Quando a defesa de privilégios se sobrepõe ao compromisso com a justiça social
A crítica da jornalista Eliane Brum sobre a “boçalidade do mal” ressoa com uma situação emblemática no contexto educacional, mais especificamente nas faculdades de medicina de São Paulo, que se caracteriza pelo corporativismo e pela defesa de privilégios, mesmo diante de atitudes agressivas e antiéticas. Em sua análise, Brum destaca como o anonimato nas redes sociais alimenta a boçalidade, onde a ausência de reflexão profunda permite que opiniões ignorantes sejam amplificadas sem o devido pudor.

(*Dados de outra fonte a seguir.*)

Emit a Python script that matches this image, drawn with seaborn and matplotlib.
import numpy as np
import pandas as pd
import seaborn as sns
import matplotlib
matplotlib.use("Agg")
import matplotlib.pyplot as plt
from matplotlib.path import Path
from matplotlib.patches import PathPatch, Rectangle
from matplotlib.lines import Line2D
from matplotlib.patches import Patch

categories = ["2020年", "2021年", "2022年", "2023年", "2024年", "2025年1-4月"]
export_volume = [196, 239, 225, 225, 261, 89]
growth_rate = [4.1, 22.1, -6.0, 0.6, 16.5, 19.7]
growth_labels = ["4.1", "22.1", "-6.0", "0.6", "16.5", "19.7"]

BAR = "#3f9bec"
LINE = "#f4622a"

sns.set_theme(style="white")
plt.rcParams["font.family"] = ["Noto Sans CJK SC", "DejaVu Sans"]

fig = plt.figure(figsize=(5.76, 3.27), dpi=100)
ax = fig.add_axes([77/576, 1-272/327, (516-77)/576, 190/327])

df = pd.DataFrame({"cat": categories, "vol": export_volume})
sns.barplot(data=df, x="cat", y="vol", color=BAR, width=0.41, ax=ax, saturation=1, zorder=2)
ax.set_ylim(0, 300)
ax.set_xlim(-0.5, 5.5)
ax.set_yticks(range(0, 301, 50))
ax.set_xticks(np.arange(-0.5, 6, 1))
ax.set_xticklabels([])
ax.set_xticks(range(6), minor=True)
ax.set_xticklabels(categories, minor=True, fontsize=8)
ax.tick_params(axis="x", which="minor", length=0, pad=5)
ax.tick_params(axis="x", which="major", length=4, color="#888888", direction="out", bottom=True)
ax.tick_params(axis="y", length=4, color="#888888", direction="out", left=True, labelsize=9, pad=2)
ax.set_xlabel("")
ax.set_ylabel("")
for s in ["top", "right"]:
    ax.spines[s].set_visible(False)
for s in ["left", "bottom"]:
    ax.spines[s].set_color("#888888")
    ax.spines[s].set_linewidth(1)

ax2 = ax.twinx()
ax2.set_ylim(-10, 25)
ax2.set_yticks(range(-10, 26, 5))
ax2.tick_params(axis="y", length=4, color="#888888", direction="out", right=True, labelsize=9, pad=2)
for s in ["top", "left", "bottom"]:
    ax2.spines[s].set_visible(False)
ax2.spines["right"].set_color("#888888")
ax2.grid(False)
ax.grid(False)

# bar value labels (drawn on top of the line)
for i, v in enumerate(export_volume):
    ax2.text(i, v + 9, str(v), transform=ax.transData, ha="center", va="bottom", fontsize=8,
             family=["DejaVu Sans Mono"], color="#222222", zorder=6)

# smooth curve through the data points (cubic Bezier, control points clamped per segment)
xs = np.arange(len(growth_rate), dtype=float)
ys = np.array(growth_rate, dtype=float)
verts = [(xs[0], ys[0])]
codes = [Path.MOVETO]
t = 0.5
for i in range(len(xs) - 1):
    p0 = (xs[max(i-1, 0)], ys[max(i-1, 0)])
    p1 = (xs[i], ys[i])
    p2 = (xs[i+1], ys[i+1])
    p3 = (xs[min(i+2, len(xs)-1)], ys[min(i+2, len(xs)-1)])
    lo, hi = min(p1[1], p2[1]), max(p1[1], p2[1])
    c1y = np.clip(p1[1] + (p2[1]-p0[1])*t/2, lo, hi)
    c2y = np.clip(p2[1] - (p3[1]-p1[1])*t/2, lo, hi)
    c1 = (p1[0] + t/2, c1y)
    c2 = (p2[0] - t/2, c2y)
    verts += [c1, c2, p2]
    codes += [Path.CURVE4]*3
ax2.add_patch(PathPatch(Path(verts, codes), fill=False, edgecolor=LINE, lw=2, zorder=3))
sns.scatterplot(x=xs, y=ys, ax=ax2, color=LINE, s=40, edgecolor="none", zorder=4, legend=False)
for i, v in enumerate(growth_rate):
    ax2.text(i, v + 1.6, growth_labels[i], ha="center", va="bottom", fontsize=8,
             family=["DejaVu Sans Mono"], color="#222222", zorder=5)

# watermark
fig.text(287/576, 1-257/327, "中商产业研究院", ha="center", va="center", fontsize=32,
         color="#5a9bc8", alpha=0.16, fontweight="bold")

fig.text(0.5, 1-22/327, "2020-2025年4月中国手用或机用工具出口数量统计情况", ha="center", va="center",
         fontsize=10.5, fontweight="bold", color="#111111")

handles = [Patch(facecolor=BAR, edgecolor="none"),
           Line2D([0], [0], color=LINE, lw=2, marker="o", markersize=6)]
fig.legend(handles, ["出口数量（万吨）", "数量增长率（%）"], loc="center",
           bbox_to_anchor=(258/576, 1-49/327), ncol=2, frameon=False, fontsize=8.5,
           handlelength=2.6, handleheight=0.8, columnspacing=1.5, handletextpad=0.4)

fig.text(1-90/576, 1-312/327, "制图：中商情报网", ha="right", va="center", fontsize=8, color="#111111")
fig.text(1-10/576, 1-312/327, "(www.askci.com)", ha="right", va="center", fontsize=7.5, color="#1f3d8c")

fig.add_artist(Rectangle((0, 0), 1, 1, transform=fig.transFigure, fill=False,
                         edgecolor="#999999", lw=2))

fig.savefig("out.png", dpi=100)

Porém, ela parece esquecer que essa boçalidade também se manifesta fora do universo virtual, em espaços como universidades e faculdades.
Em 2015, a PUCCAMP se viu envolvida em uma situação que exemplifica bem o conceito de boçalidade em sua forma mais perversa. A denúncia de estudantes sobre práticas violentas realizadas durante os trotes revelou um sistema de humilhação institucionalizado, que fazia parte de um processo de aceitação na “família” da faculdade de medicina. As vítimas da violência eram estudantes que se opunham ao trote, sendo perseguidos e excluídos, com o temor de retaliações profissionais no futuro. A prática de submeter os calouros a agressões físicas, humilhações sexuais e até torturas psicológicas visava fortalecer os laços dentro da instituição, criando uma rede de proteção e privilégios para os veteranos e professores envolvidos.

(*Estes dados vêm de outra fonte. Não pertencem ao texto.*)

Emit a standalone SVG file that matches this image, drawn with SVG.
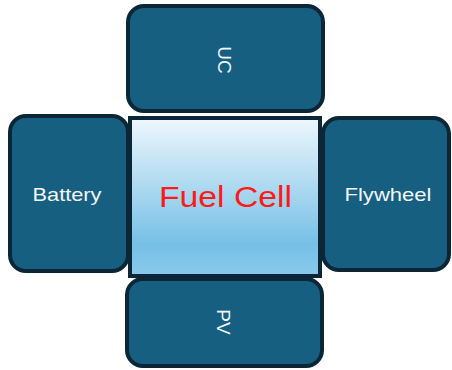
<svg xmlns="http://www.w3.org/2000/svg" width="452" height="370" viewBox="0 0 452 370">
  <defs>
    <linearGradient id="fcGrad" x1="0" y1="0" x2="0" y2="1">
      <stop offset="0" stop-color="#eef7fd"/>
      <stop offset="0.8" stop-color="#76c0e6"/>
      <stop offset="1" stop-color="#8acaeb"/>
    </linearGradient>
  </defs>
  <style>
    .box { fill: #175f80; stroke: #0b2636; stroke-width: 4; }
    .core { fill: url(#fcGrad); stroke: #0b2636; stroke-width: 4; }
    .lbl { fill: #f2f6f8; font-family: "Liberation Sans", Arial, sans-serif; font-size: 19px; text-anchor: middle; }
    .main { fill: #ff1a1a; font-family: "Liberation Sans", Arial, sans-serif; font-size: 29px; text-anchor: middle; }
  </style>
  <g id="connectors"></g>
  <g id="uc">
    <rect class="box" x="128" y="6" width="195" height="105" rx="16"/>
    <text class="lbl" transform="translate(218,60) rotate(90)" x="0" y="0">UC</text>
  </g>
  <g id="battery">
    <rect class="box" x="10" y="116" width="118" height="155" rx="16"/>
    <text class="lbl" x="67" y="201" textLength="69" lengthAdjust="spacingAndGlyphs">Battery</text>
  </g>
  <g id="flywheel">
    <rect class="box" x="323" y="118" width="126" height="152" rx="16"/>
    <text class="lbl" x="388" y="201" textLength="87" lengthAdjust="spacingAndGlyphs">Flywheel</text>
  </g>
  <g id="pv">
    <rect class="box" x="127" y="279" width="195" height="87" rx="16"/>
    <text class="lbl" transform="translate(217,322) rotate(90)" x="0" y="0">PV</text>
  </g>
  <g id="fuelcell">
    <rect class="core" x="130" y="118" width="190" height="158"/>
    <text class="main" x="225.5" y="207" textLength="133" lengthAdjust="spacingAndGlyphs">Fuel Cell</text>
  </g>
</svg>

A denúncia gerou uma investigação pela Comissão Parlamentar de Inquérito (CPI) e resultou na demissão de três professores que se destacavam como líderes dessa prática perversa. Contudo, a resposta de parte dos estudantes foi um ato de solidariedade para com os agressores, com 200 alunos e 20 professores se colocando contra a decisão da reitoria e organizando uma greve em protesto. Esse comportamento evidencia a falta de pudor em defender publicamente a violência e os privilégios, algo que se opõe a qualquer valor de justiça social e direitos humanos.
Essa defesa, articulada por líderes de uma fraternidade corporativa, expõe uma indignação seletiva, pois a greve não visa melhorias para os trabalhadores da saúde, qualidade no SUS ou a contratação de mais profissionais, mas sim a defesa dos interesses de um grupo fechado. O corporativismo médico, que se perpetua dentro de algumas faculdades, promove uma visão elitista e descompromissada com os princípios republicanos. Em vez de lutar por melhorias sociais ou pela ampliação do acesso à saúde, essa “família” busca manter suas prerrogativas, perpetuando um ciclo de exclusão e violência. O uso de movimentos como a greve para defender privilégios é, sem dúvida, uma falha na educação médica, que deveria formar profissionais comprometidos com a ética e a justiça social.
Esse fenômeno de corporativismo e boçalidade não é isolado, mas representa uma questão mais ampla que afeta as universidades em diversos contextos. A ausência de reflexão crítica e a proteção de grupos que perpetuam práticas antidemocráticas e discriminatórias são sinais de um sistema educacional falido, que perde a capacidade de formar profissionais comprometidos com a mudança e o bem comum. Felizmente, nem todos os estudantes compartilham dessa visão, mas a força dessa minoria é um alerta para a necessidade de vigilância constante em relação aos princípios de direitos humanos e à ética nas instituições educacionais.